ROWS ▸
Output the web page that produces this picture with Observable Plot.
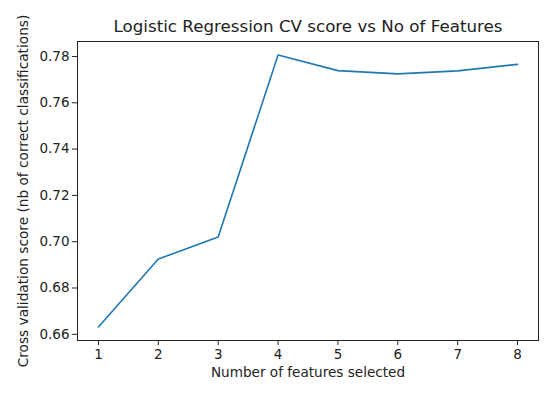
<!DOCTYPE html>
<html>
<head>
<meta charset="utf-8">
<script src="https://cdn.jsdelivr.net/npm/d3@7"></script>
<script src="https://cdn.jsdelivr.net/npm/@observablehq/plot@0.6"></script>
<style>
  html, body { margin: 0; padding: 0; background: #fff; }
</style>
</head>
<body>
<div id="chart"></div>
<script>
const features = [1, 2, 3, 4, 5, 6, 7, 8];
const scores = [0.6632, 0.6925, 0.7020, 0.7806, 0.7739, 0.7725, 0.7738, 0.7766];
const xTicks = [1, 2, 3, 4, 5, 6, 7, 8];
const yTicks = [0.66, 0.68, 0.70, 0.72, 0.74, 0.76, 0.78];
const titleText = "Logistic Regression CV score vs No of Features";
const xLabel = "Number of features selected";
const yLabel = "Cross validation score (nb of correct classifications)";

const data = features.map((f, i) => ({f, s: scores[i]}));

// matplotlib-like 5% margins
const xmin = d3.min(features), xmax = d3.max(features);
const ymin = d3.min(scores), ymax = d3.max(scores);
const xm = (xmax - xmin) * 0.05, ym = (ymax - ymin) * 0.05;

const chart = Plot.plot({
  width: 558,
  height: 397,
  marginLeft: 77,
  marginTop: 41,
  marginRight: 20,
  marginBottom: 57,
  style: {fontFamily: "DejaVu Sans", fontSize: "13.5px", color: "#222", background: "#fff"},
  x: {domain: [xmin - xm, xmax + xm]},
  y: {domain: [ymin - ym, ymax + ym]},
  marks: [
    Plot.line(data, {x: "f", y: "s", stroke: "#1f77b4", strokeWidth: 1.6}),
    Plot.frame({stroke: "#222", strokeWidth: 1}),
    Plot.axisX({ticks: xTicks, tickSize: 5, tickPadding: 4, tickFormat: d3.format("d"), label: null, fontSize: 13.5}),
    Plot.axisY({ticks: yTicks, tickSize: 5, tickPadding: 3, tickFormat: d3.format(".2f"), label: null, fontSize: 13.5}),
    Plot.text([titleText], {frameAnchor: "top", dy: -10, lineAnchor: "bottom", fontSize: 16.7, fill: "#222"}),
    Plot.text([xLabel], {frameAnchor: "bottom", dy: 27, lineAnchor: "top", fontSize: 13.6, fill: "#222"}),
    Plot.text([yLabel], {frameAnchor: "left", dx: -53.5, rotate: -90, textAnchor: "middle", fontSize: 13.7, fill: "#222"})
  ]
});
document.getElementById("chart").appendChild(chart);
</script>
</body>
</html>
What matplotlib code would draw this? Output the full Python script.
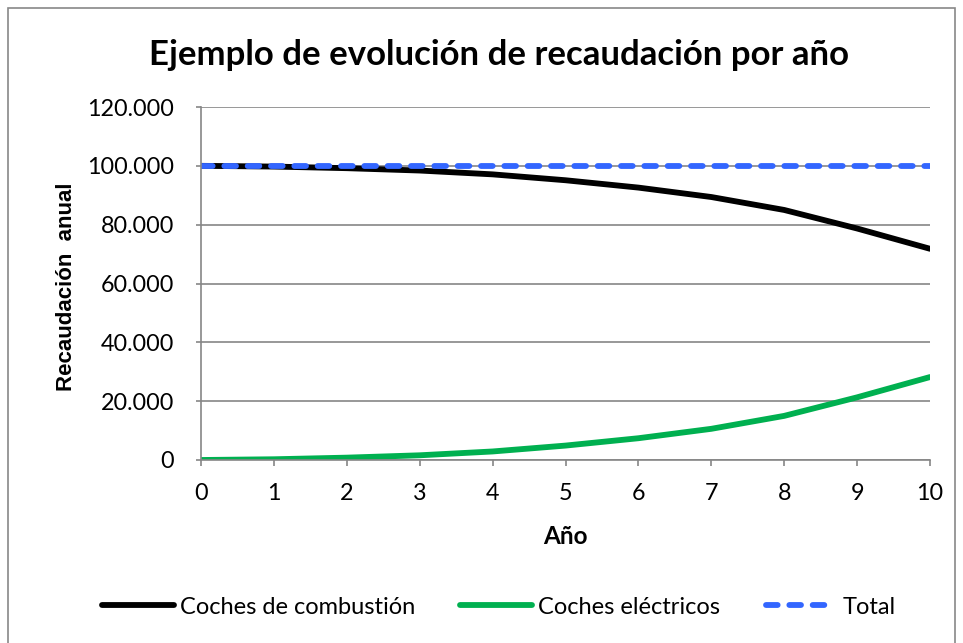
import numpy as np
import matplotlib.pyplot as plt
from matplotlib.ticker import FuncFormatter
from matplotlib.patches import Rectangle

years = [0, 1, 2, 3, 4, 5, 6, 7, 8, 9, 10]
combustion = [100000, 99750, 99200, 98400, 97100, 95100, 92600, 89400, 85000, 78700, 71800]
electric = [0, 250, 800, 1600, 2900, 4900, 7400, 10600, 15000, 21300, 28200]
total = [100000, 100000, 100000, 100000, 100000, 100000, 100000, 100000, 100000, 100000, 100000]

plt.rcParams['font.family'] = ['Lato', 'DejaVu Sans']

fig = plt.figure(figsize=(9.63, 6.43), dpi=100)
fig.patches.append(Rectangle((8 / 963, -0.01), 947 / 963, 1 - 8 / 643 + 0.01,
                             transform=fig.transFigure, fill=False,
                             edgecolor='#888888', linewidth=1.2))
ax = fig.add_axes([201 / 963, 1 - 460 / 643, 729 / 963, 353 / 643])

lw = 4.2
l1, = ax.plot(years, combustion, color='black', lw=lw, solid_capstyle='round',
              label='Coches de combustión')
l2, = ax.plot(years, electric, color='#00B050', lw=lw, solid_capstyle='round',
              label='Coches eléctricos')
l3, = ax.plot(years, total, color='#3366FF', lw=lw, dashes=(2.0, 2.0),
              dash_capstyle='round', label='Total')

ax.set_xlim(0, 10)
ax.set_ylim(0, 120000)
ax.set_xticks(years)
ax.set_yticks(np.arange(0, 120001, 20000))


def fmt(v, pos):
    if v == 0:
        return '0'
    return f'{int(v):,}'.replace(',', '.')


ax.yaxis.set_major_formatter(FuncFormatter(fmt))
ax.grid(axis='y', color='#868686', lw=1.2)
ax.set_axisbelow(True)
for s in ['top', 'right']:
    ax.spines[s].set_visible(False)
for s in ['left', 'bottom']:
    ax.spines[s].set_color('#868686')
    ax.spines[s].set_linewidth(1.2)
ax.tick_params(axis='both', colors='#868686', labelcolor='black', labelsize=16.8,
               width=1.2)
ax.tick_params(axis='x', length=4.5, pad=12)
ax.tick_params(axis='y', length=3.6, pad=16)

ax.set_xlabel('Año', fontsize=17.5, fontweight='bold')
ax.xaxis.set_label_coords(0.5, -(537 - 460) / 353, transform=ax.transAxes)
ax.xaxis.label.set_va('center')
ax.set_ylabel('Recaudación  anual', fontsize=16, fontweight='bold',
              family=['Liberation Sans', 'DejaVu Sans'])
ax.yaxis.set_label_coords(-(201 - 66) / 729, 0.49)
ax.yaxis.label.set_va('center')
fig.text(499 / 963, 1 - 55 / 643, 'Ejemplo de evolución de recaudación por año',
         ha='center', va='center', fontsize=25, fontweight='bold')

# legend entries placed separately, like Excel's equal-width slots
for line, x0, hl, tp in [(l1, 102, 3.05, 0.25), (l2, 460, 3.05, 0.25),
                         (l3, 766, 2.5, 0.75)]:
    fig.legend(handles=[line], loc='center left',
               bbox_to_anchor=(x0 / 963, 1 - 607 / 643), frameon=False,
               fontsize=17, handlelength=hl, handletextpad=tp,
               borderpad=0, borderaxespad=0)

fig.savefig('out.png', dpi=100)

TASK TO COMPLETE ▸ Repeat all of the entries word for word, but omit the pictures.

EXERCISE ANSWER ▸
Output the web page that produces this picture with Observable Plot.
<!DOCTYPE html>
<html>
<head>
<meta charset="utf-8">
<script src="https://cdn.jsdelivr.net/npm/d3@7"></script>
<script src="https://cdn.jsdelivr.net/npm/@observablehq/plot@0.6"></script>
<style>
  html, body { margin: 0; padding: 0; background: #fff; }
</style>
</head>
<body>
<div id="chart"></div>
<script>
const features = [1, 2, 3, 4, 5, 6, 7, 8];
const scores = [0.6632, 0.6925, 0.7020, 0.7806, 0.7739, 0.7725, 0.7738, 0.7766];
const xTicks = [1, 2, 3, 4, 5, 6, 7, 8];
const yTicks = [0.66, 0.68, 0.70, 0.72, 0.74, 0.76, 0.78];
const titleText = "Logistic Regression CV score vs No of Features";
const xLabel = "Number of features selected";
const yLabel = "Cross validation score (nb of correct classifications)";

const data = features.map((f, i) => ({f, s: scores[i]}));

// matplotlib-like 5% margins
const xmin = d3.min(features), xmax = d3.max(features);
const ymin = d3.min(scores), ymax = d3.max(scores);
const xm = (xmax - xmin) * 0.05, ym = (ymax - ymin) * 0.05;

const chart = Plot.plot({
  width: 558,
  height: 397,
  marginLeft: 77,
  marginTop: 41,
  marginRight: 20,
  marginBottom: 57,
  style: {fontFamily: "DejaVu Sans", fontSize: "13.5px", color: "#222", background: "#fff"},
  x: {domain: [xmin - xm, xmax + xm]},
  y: {domain: [ymin - ym, ymax + ym]},
  marks: [
    Plot.line(data, {x: "f", y: "s", stroke: "#1f77b4", strokeWidth: 1.6}),
    Plot.frame({stroke: "#222", strokeWidth: 1}),
    Plot.axisX({ticks: xTicks, tickSize: 5, tickPadding: 4, tickFormat: d3.format("d"), label: null, fontSize: 13.5}),
    Plot.axisY({ticks: yTicks, tickSize: 5, tickPadding: 3, tickFormat: d3.format(".2f"), label: null, fontSize: 13.5}),
    Plot.text([titleText], {frameAnchor: "top", dy: -10, lineAnchor: "bottom", fontSize: 16.7, fill: "#222"}),
    Plot.text([xLabel], {frameAnchor: "bottom", dy: 27, lineAnchor: "top", fontSize: 13.6, fill: "#222"}),
    Plot.text([yLabel], {frameAnchor: "left", dx: -53.5, rotate: -90, textAnchor: "middle", fontSize: 13.7, fill: "#222"})
  ]
});
document.getElementById("chart").appendChild(chart);
</script>
</body>
</html>
What matplotlib code would draw this? Output the full Python script.
import numpy as np
import matplotlib.pyplot as plt
from matplotlib.ticker import FuncFormatter
from matplotlib.patches import Rectangle

years = [0, 1, 2, 3, 4, 5, 6, 7, 8, 9, 10]
combustion = [100000, 99750, 99200, 98400, 97100, 95100, 92600, 89400, 85000, 78700, 71800]
electric = [0, 250, 800, 1600, 2900, 4900, 7400, 10600, 15000, 21300, 28200]
total = [100000, 100000, 100000, 100000, 100000, 100000, 100000, 100000, 100000, 100000, 100000]

plt.rcParams['font.family'] = ['Lato', 'DejaVu Sans']

fig = plt.figure(figsize=(9.63, 6.43), dpi=100)
fig.patches.append(Rectangle((8 / 963, -0.01), 947 / 963, 1 - 8 / 643 + 0.01,
                             transform=fig.transFigure, fill=False,
                             edgecolor='#888888', linewidth=1.2))
ax = fig.add_axes([201 / 963, 1 - 460 / 643, 729 / 963, 353 / 643])

lw = 4.2
l1, = ax.plot(years, combustion, color='black', lw=lw, solid_capstyle='round',
              label='Coches de combustión')
l2, = ax.plot(years, electric, color='#00B050', lw=lw, solid_capstyle='round',
              label='Coches eléctricos')
l3, = ax.plot(years, total, color='#3366FF', lw=lw, dashes=(2.0, 2.0),
              dash_capstyle='round', label='Total')

ax.set_xlim(0, 10)
ax.set_ylim(0, 120000)
ax.set_xticks(years)
ax.set_yticks(np.arange(0, 120001, 20000))


def fmt(v, pos):
    if v == 0:
        return '0'
    return f'{int(v):,}'.replace(',', '.')


ax.yaxis.set_major_formatter(FuncFormatter(fmt))
ax.grid(axis='y', color='#868686', lw=1.2)
ax.set_axisbelow(True)
for s in ['top', 'right']:
    ax.spines[s].set_visible(False)
for s in ['left', 'bottom']:
    ax.spines[s].set_color('#868686')
    ax.spines[s].set_linewidth(1.2)
ax.tick_params(axis='both', colors='#868686', labelcolor='black', labelsize=16.8,
               width=1.2)
ax.tick_params(axis='x', length=4.5, pad=12)
ax.tick_params(axis='y', length=3.6, pad=16)

ax.set_xlabel('Año', fontsize=17.5, fontweight='bold')
ax.xaxis.set_label_coords(0.5, -(537 - 460) / 353, transform=ax.transAxes)
ax.xaxis.label.set_va('center')
ax.set_ylabel('Recaudación  anual', fontsize=16, fontweight='bold',
              family=['Liberation Sans', 'DejaVu Sans'])
ax.yaxis.set_label_coords(-(201 - 66) / 729, 0.49)
ax.yaxis.label.set_va('center')
fig.text(499 / 963, 1 - 55 / 643, 'Ejemplo de evolución de recaudación por año',
         ha='center', va='center', fontsize=25, fontweight='bold')

# legend entries placed separately, like Excel's equal-width slots
for line, x0, hl, tp in [(l1, 102, 3.05, 0.25), (l2, 460, 3.05, 0.25),
                         (l3, 766, 2.5, 0.75)]:
    fig.legend(handles=[line], loc='center left',
               bbox_to_anchor=(x0 / 963, 1 - 607 / 643), frameon=False,
               fontsize=17, handlelength=hl, handletextpad=tp,
               borderpad=0, borderaxespad=0)

fig.savefig('out.png', dpi=100)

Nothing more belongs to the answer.